Adding variations of Utthita Parsvakonasana to your sequences opens up new possibilities for creative transitions.

  • From the bound variation of Utthita Parsvakonasana, you can enter Bird of Paradise, a challenging standing asana balancing on one leg with the other gracefully extended.
  • In the full expression of Utthita Parsvakonasana, with the palm of your bottom hand pressing into the floor, transition to Side Plank by stepping your front foot back.

I love spicing up my classes with creative yoga sequences and challenging transitions like these. Diversifying your yoga routine with new movements doesn’t only progress your physical practice — it’s a workout for your brain, too!


Some yoga poses serve a particular purpose, targeting one specific muscle group. Others, like Extended Side Angle Pose, check many boxes. Want to build strength? Stretch? Release tension? This pose can do it all!

Variations of Utthita Parsvakonasana work various muscle groups for an all-around fitness experience. Even simply altering arm positions can shift the workout from legs to arms to core, making this an incredibly versatile yoga pose. Throw in some props and modifications, and this asana becomes accessible to yogis of all levels.

Take your time to become familiar with the fundamentals of this pose, as it is a cornerstone in many yoga sequences. Once you’re comfortable in the asana, let the creativity flow along with your movements, and try pairing Utthita Parsvakonasana with related yoga poses.

I encourage you to integrate this powerful asana into your routine, embracing its variations to keep your practice dynamic and engaging. Reflect on the balance between effort and ease as you do so.

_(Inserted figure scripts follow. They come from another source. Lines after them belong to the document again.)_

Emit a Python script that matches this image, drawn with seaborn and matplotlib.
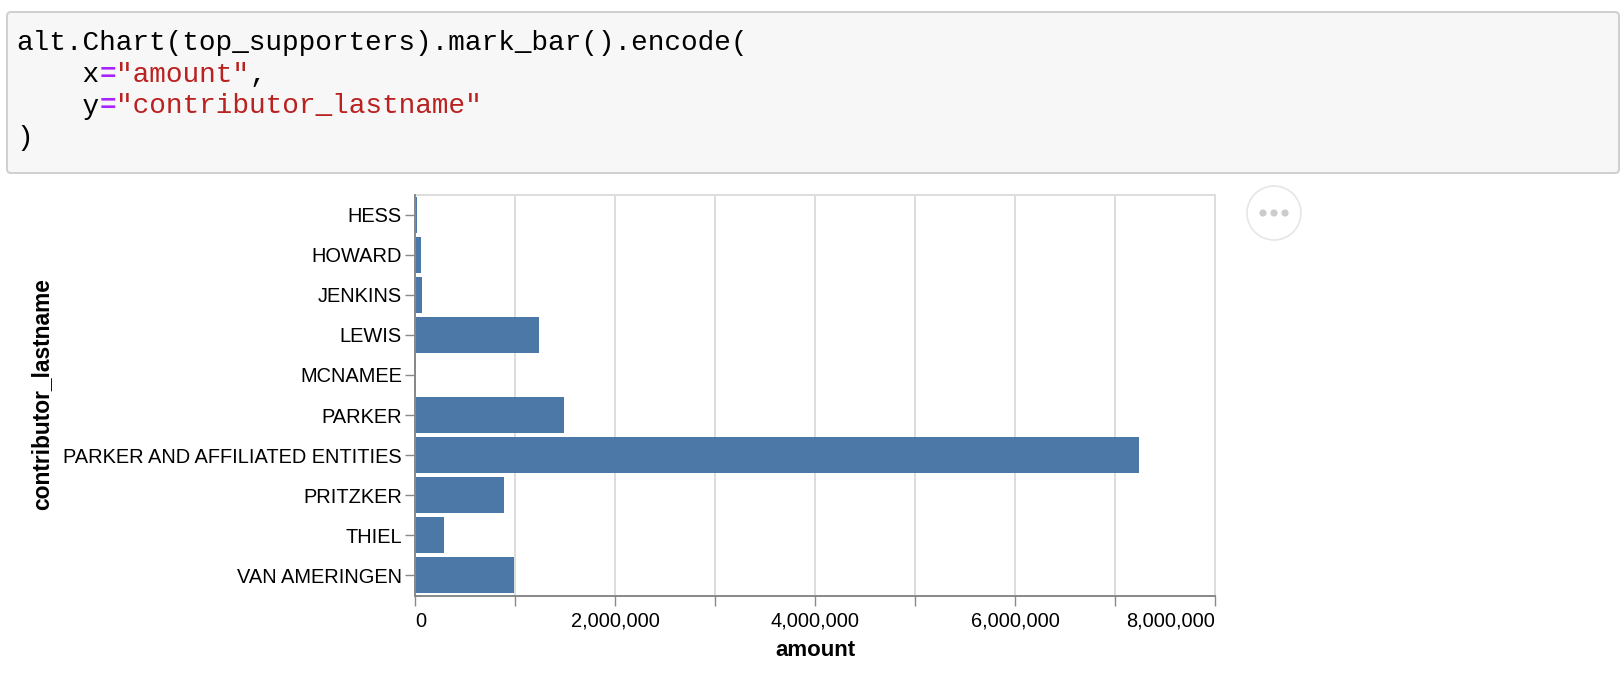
# libraries
import pandas as pd
import matplotlib
matplotlib.use("Agg")
import matplotlib.pyplot as plt
import matplotlib.patches as mpatches
import seaborn as sns

# data
names = ["HESS", "HOWARD", "JENKINS", "LEWIS", "MCNAMEE", "PARKER",
         "PARKER AND AFFILIATED ENTITIES", "PRITZKER", "THIEL", "VAN AMERINGEN"]
amounts = [20000, 57000, 67000, 1240000, 8000, 1490000,
           7240000, 890000, 290000, 990000]
x_ticks = [0, 1000000, 2000000, 3000000, 4000000, 5000000, 6000000, 7000000, 8000000]
x_tick_labels = ["0", "", "2,000,000", "", "4,000,000", "", "6,000,000", "", "8,000,000"]

# code cell shown above the chart: (text, kind) tokens per line
code_lines = [
    [("alt.Chart(top_supporters).mark_bar().encode(", "plain")],
    [("    x", "plain"), ("=", "op"), ('"amount"', "str"), (",", "plain")],
    [("    y", "plain"), ("=", "op"), ('"contributor_lastname"', "str")],
    [(")", "plain")],
]

df = pd.DataFrame({"contributor_lastname": names, "amount": amounts})

W, H = 1622, 698
plt.rcParams['font.family'] = ['Liberation Sans', 'DejaVu Sans']
fig = plt.figure(figsize=(W / 100, H / 100), dpi=100)
fig.patch.set_facecolor("white")

# code cell box
box = mpatches.FancyBboxPatch((7, H - 173), 1612, 161,
                              boxstyle="round,pad=0,rounding_size=4",
                              facecolor="#f7f7f7", edgecolor="#cfcfcf",
                              linewidth=1.4, transform=None)
fig.patches.append(box)

token_style = {
    "plain": dict(color="#000000", fontweight="normal"),
    "op": dict(color="#aa22ff", fontweight="bold"),
    "str": dict(color="#ba2121", fontweight="normal"),
}
char_w = 20 * 0.6 * 100 / 72
baselines = [50.5, 82, 113.5, 145]
for line, base in zip(code_lines, baselines):
    col = 0
    for text, kind in line:
        fig.text((16 + col * char_w) / W, 1 - base / H, text,
                 family="Liberation Mono", fontsize=20, va="baseline",
                 ha="left", **token_style[kind])
        col += len(text)

# chart
left, top, pw, ph = 415, 194.5, 800, 401
ax = fig.add_axes([left / W, 1 - (top + ph) / H, pw / W, ph / H])
sns.barplot(data=df, x="amount", y="contributor_lastname", color="#4c78a8",
            saturation=1, width=0.9, errorbar=None, linewidth=0, ax=ax, zorder=3)
ax.set_xlim(0, 8000000)
ax.set_ylim(len(names) - 0.5, -0.5)

ax.set_xticks(x_ticks, x_tick_labels)
ax.grid(axis="x", color="#dddddd", linewidth=1.4, zorder=0)
ax.set_axisbelow(True)
ax.tick_params(axis="both", colors="#888888", labelcolor="black",
               labelsize=14.4, length=7.2, width=1.0)
ax.tick_params(axis="x", pad=4.5)
ax.tick_params(axis="y", pad=2.2)
labels = ax.get_xticklabels()
labels[0].set_ha("left")
labels[-1].set_ha("right")

for side in ["top", "right"]:
    ax.spines[side].set_color("#dddddd")
    ax.spines[side].set_linewidth(1.4)
for side in ["left", "bottom"]:
    ax.spines[side].set_color("#888888")
    ax.spines[side].set_linewidth(1.4)
    ax.spines[side].set_zorder(4)

ax.set_xlabel("")
ax.set_ylabel("")
fig.text(815 / W, 1 - 650 / H, "amount", fontsize=16, fontweight="bold",
         ha="center", va="center")
fig.text(42 / W, 1 - 394 / H, "contributor_lastname", fontsize=16.4,
         fontweight="bold", ha="center", va="center", rotation=90)

# the "..." actions button
circ = mpatches.Circle((1274, H - 213), 27, facecolor="white",
                       edgecolor="#e6e6e6", linewidth=1.2, transform=None)
fig.patches.append(circ)
for dx in [-11, 0, 11]:
    fig.patches.append(mpatches.Circle((1274 + dx, H - 213), 3.6,
                                       facecolor="#cccccc", edgecolor="none",
                                       transform=None))

fig.savefig("out.png", dpi=100)
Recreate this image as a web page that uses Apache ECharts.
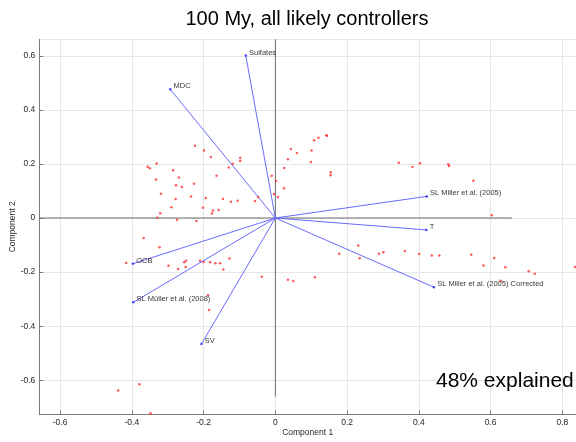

Add Extended Side Angle Pose into your home yoga practice by following the alignment cues detailed here.

Frequently Asked Questions

What is Utthita Parsvakonasana?

Utthita Parsvakonasana, also known as Extended Side Angle Pose, is a standing yoga pose that emphasizes stretching the sides of the body and strengthening the legs.

Who can benefit from practicing Utthita Parsvakonasana?

Individuals looking to enhance flexibility, strength, and balance can benefit from practicing Utthita Parsvakonasana. It is particularly beneficial for athletes, dancers, and those who engage in sports that require strong legs and a stable core.

Is Extended Side Angle Pose suitable for beginners?

Yes, Extended Side Angle Pose is suitable for beginners, but it should be approached with care. Beginners can use modifications such as placing the lower hand on a block instead of reaching for the floor. Beginners need to focus on proper alignment rather than achieving depth.

Who should avoid practicing Utthita Parsvakonasana?

Individuals with heart conditions, high blood pressure, or injuries to the hips, knees, back, or shoulder should consult a healthcare provider before attempting Utthita Parsvakonasana.

What are the common mistakes to avoid in Utthita Parsvakonasana?

Common mistakes include compromising the alignment by bending the torso towards the floor or letting the front knee collapse inward. Additionally, placing too much weight on the hand resting on the ground or a block may compress the shoulder joint.

How often should I practice this asana?

The frequency of practice can vary depending on individual fitness levels and personal goals, but incorporating this pose into your routine several times a week can help you improve flexibility and strength.